* GIVEN DATA *
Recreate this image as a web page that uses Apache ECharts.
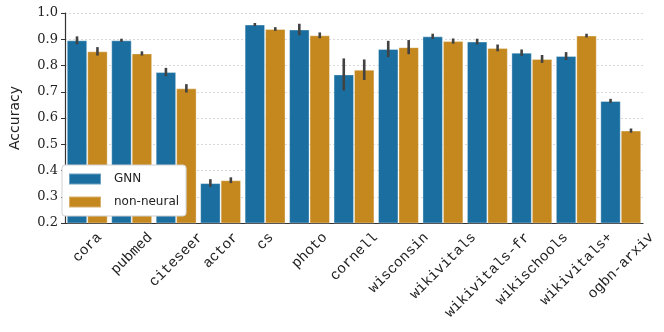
<!DOCTYPE html>
<html lang="en">
<head>
    <meta charset="UTF-8">
    <title>accuracy</title>
    <script src="https://cdn.jsdelivr.net/npm/echarts@6/dist/echarts.min.js"></script>
    <style>
        body { margin: 0; background: #fff; }
    </style>
</head>
<body>
<div id="main" style="width: 664px;height:332px;"></div>

<script type="text/javascript">
    var datasets = ['cora', 'pubmed', 'citeseer', 'actor', 'cs', 'photo', 'cornell', 'wisconsin',
        'wikivitals', 'wikivitals-fr', 'wikischools', 'wikivitals+', 'ogbn-arxiv'];
    var gnnMean = [0.896, 0.896, 0.775, 0.352, 0.956, 0.937, 0.766, 0.863, 0.911, 0.891, 0.849, 0.836, 0.665];
    var gnnErr  = [0.015, 0.006, 0.016, 0.015, 0.006, 0.022, 0.061, 0.031, 0.010, 0.011, 0.012, 0.015, 0.008];
    var nnMean  = [0.854, 0.846, 0.713, 0.363, 0.939, 0.915, 0.784, 0.870, 0.893, 0.867, 0.825, 0.914, 0.552];
    var nnErr   = [0.016, 0.008, 0.016, 0.011, 0.007, 0.011, 0.039, 0.027, 0.010, 0.013, 0.015, 0.007, 0.008];
    var yTicks  = [0.2, 1.0, 0.1];

    var blue = '#1a6fa0';
    var orange = '#c4881f';
    var catGap = 0.08;          // share of a category left empty
    var barShift = (1 - catGap) / 4;   // bar centre offset, in categories
    var labelSize = 14.5;
    var labelFont = labelSize + 'px "Liberation Mono"';

    var measure = document.createElement('canvas').getContext('2d');
    measure.font = labelFont;

    function errData(mean, err) {
        var out = [];
        for (var i = 0; i < mean.length; i++) {
            out.push([i, mean[i] - err[i], mean[i] + err[i]]);
        }
        return out;
    }

    // error bar drawn at the centre of the left (-1) or right (+1) bar
    function errItem(side) {
        return function (params, api) {
            var lo = api.coord([api.value(0), api.value(1)]);
            var hi = api.coord([api.value(0), api.value(2)]);
            var w = api.size([1, 0])[0];
            var x = lo[0] + side * w * barShift;
            return {
                type: 'line',
                shape: {x1: x, y1: lo[1], x2: x, y2: hi[1]},
                style: {stroke: '#424242', lineWidth: 2.6}
            };
        };
    }

    // rotated tick label, box centred under the tick (matplotlib ha=center, va=top)
    function labelItem(params, api) {
        var p = api.coord([api.value(0), yTicks[0]]);
        var name = datasets[params.dataIndex];
        var L = measure.measureText(name).width;
        var h = labelSize;
        return {
            type: 'group',
            children: [{
                type: 'text',
                x: p[0],
                y: p[1] + 7 + (L + h) / 2 * Math.SQRT1_2,
                rotation: Math.PI / 4,
                style: {
                    text: name,
                    align: 'center',
                    verticalAlign: 'middle',
                    font: labelFont,
                    fill: '#222'
                }
            }]
        };
    }

    var labelData = [];
    for (var i = 0; i < datasets.length; i++) {
        labelData.push([i, yTicks[0]]);
    }

    var myChart = echarts.init(document.getElementById('main'));

    var option = {
        animation: false,
        grid: {left: 53, right: 21, top: 13, bottom: 109},
        legend: {
            orient: 'vertical',
            left: 62,
            top: 165,
            data: ['GNN', 'non-neural'],
            itemWidth: 32,
            itemHeight: 11,
            itemGap: 9,
            icon: 'rect',
            backgroundColor: '#fff',
            borderColor: '#d0d0d0',
            borderWidth: 1,
            borderRadius: 3,
            padding: [7, 7, 7, 6],
            textStyle: {fontFamily: 'DejaVu Sans', fontSize: 12, color: '#222', lineHeight: 14, padding: [0, 0, 0, 8]}
        },
        xAxis: {
            type: 'category',
            data: datasets,
            axisLine: {lineStyle: {color: '#333', width: 1.2}},
            axisTick: {alignWithLabel: true, length: 4, lineStyle: {color: '#333'}},
            axisLabel: {show: false}
        },
        yAxis: {
            type: 'value',
            min: yTicks[0],
            max: yTicks[1],
            interval: yTicks[2],
            name: 'Accuracy',
            nameLocation: 'middle',
            nameRotate: 90,
            nameGap: 43,
            nameTextStyle: {fontFamily: 'DejaVu Sans', fontSize: 14, color: '#222'},
            axisLine: {show: true, lineStyle: {color: '#333', width: 1.2}},
            axisTick: {show: true, length: 4, lineStyle: {color: '#333'}},
            axisLabel: {
                fontFamily: 'DejaVu Serif',
                fontSize: 13,
                color: '#222',
                margin: 7,
                formatter: function (v) { return v.toFixed(1); }
            },
            splitLine: {lineStyle: {color: '#d0d0d0', type: [2, 2], width: 0.8}}
        },
        series: [
            {
                name: 'GNN',
                type: 'bar',
                data: gnnMean,
                barGap: '0%',
                barCategoryGap: (catGap * 100) + '%',
                itemStyle: {color: blue, borderColor: 'rgba(255,255,255,0.35)', borderWidth: 1}
            },
            {
                name: 'non-neural',
                type: 'bar',
                data: nnMean,
                barGap: '0%',
                barCategoryGap: (catGap * 100) + '%',
                itemStyle: {color: orange, borderColor: 'rgba(255,255,255,0.35)', borderWidth: 1}
            },
            {
                type: 'custom',
                renderItem: errItem(-1),
                data: errData(gnnMean, gnnErr),
                encode: {x: 0, y: [1, 2]},
                z: 5
            },
            {
                type: 'custom',
                renderItem: errItem(1),
                data: errData(nnMean, nnErr),
                encode: {x: 0, y: [1, 2]},
                z: 5
            },
            {
                type: 'custom',
                renderItem: labelItem,
                data: labelData,
                encode: {x: 0, y: 1},
                clip: false,
                silent: true
            }
        ]
    };

    myChart.setOption(option);
</script>

</body>
</html>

* AIM OF THE EXERCISE *
Retype the listing exactly. Pictures do not belong in the copy.

* RESULT *
Recreate this image as a web page that uses Apache ECharts.
<!DOCTYPE html>
<html lang="en">
<head>
    <meta charset="UTF-8">
    <title>accuracy</title>
    <script src="https://cdn.jsdelivr.net/npm/echarts@6/dist/echarts.min.js"></script>
    <style>
        body { margin: 0; background: #fff; }
    </style>
</head>
<body>
<div id="main" style="width: 664px;height:332px;"></div>

<script type="text/javascript">
    var datasets = ['cora', 'pubmed', 'citeseer', 'actor', 'cs', 'photo', 'cornell', 'wisconsin',
        'wikivitals', 'wikivitals-fr', 'wikischools', 'wikivitals+', 'ogbn-arxiv'];
    var gnnMean = [0.896, 0.896, 0.775, 0.352, 0.956, 0.937, 0.766, 0.863, 0.911, 0.891, 0.849, 0.836, 0.665];
    var gnnErr  = [0.015, 0.006, 0.016, 0.015, 0.006, 0.022, 0.061, 0.031, 0.010, 0.011, 0.012, 0.015, 0.008];
    var nnMean  = [0.854, 0.846, 0.713, 0.363, 0.939, 0.915, 0.784, 0.870, 0.893, 0.867, 0.825, 0.914, 0.552];
    var nnErr   = [0.016, 0.008, 0.016, 0.011, 0.007, 0.011, 0.039, 0.027, 0.010, 0.013, 0.015, 0.007, 0.008];
    var yTicks  = [0.2, 1.0, 0.1];

    var blue = '#1a6fa0';
    var orange = '#c4881f';
    var catGap = 0.08;          // share of a category left empty
    var barShift = (1 - catGap) / 4;   // bar centre offset, in categories
    var labelSize = 14.5;
    var labelFont = labelSize + 'px "Liberation Mono"';

    var measure = document.createElement('canvas').getContext('2d');
    measure.font = labelFont;

    function errData(mean, err) {
        var out = [];
        for (var i = 0; i < mean.length; i++) {
            out.push([i, mean[i] - err[i], mean[i] + err[i]]);
        }
        return out;
    }

    // error bar drawn at the centre of the left (-1) or right (+1) bar
    function errItem(side) {
        return function (params, api) {
            var lo = api.coord([api.value(0), api.value(1)]);
            var hi = api.coord([api.value(0), api.value(2)]);
            var w = api.size([1, 0])[0];
            var x = lo[0] + side * w * barShift;
            return {
                type: 'line',
                shape: {x1: x, y1: lo[1], x2: x, y2: hi[1]},
                style: {stroke: '#424242', lineWidth: 2.6}
            };
        };
    }

    // rotated tick label, box centred under the tick (matplotlib ha=center, va=top)
    function labelItem(params, api) {
        var p = api.coord([api.value(0), yTicks[0]]);
        var name = datasets[params.dataIndex];
        var L = measure.measureText(name).width;
        var h = labelSize;
        return {
            type: 'group',
            children: [{
                type: 'text',
                x: p[0],
                y: p[1] + 7 + (L + h) / 2 * Math.SQRT1_2,
                rotation: Math.PI / 4,
                style: {
                    text: name,
                    align: 'center',
                    verticalAlign: 'middle',
                    font: labelFont,
                    fill: '#222'
                }
            }]
        };
    }

    var labelData = [];
    for (var i = 0; i < datasets.length; i++) {
        labelData.push([i, yTicks[0]]);
    }

    var myChart = echarts.init(document.getElementById('main'));

    var option = {
        animation: false,
        grid: {left: 53, right: 21, top: 13, bottom: 109},
        legend: {
            orient: 'vertical',
            left: 62,
            top: 165,
            data: ['GNN', 'non-neural'],
            itemWidth: 32,
            itemHeight: 11,
            itemGap: 9,
            icon: 'rect',
            backgroundColor: '#fff',
            borderColor: '#d0d0d0',
            borderWidth: 1,
            borderRadius: 3,
            padding: [7, 7, 7, 6],
            textStyle: {fontFamily: 'DejaVu Sans', fontSize: 12, color: '#222', lineHeight: 14, padding: [0, 0, 0, 8]}
        },
        xAxis: {
            type: 'category',
            data: datasets,
            axisLine: {lineStyle: {color: '#333', width: 1.2}},
            axisTick: {alignWithLabel: true, length: 4, lineStyle: {color: '#333'}},
            axisLabel: {show: false}
        },
        yAxis: {
            type: 'value',
            min: yTicks[0],
            max: yTicks[1],
            interval: yTicks[2],
            name: 'Accuracy',
            nameLocation: 'middle',
            nameRotate: 90,
            nameGap: 43,
            nameTextStyle: {fontFamily: 'DejaVu Sans', fontSize: 14, color: '#222'},
            axisLine: {show: true, lineStyle: {color: '#333', width: 1.2}},
            axisTick: {show: true, length: 4, lineStyle: {color: '#333'}},
            axisLabel: {
                fontFamily: 'DejaVu Serif',
                fontSize: 13,
                color: '#222',
                margin: 7,
                formatter: function (v) { return v.toFixed(1); }
            },
            splitLine: {lineStyle: {color: '#d0d0d0', type: [2, 2], width: 0.8}}
        },
        series: [
            {
                name: 'GNN',
                type: 'bar',
                data: gnnMean,
                barGap: '0%',
                barCategoryGap: (catGap * 100) + '%',
                itemStyle: {color: blue, borderColor: 'rgba(255,255,255,0.35)', borderWidth: 1}
            },
            {
                name: 'non-neural',
                type: 'bar',
                data: nnMean,
                barGap: '0%',
                barCategoryGap: (catGap * 100) + '%',
                itemStyle: {color: orange, borderColor: 'rgba(255,255,255,0.35)', borderWidth: 1}
            },
            {
                type: 'custom',
                renderItem: errItem(-1),
                data: errData(gnnMean, gnnErr),
                encode: {x: 0, y: [1, 2]},
                z: 5
            },
            {
                type: 'custom',
                renderItem: errItem(1),
                data: errData(nnMean, nnErr),
                encode: {x: 0, y: [1, 2]},
                z: 5
            },
            {
                type: 'custom',
                renderItem: labelItem,
                data: labelData,
                encode: {x: 0, y: 1},
                clip: false,
                silent: true
            }
        ]
    };

    myChart.setOption(option);
</script>

</body>
</html>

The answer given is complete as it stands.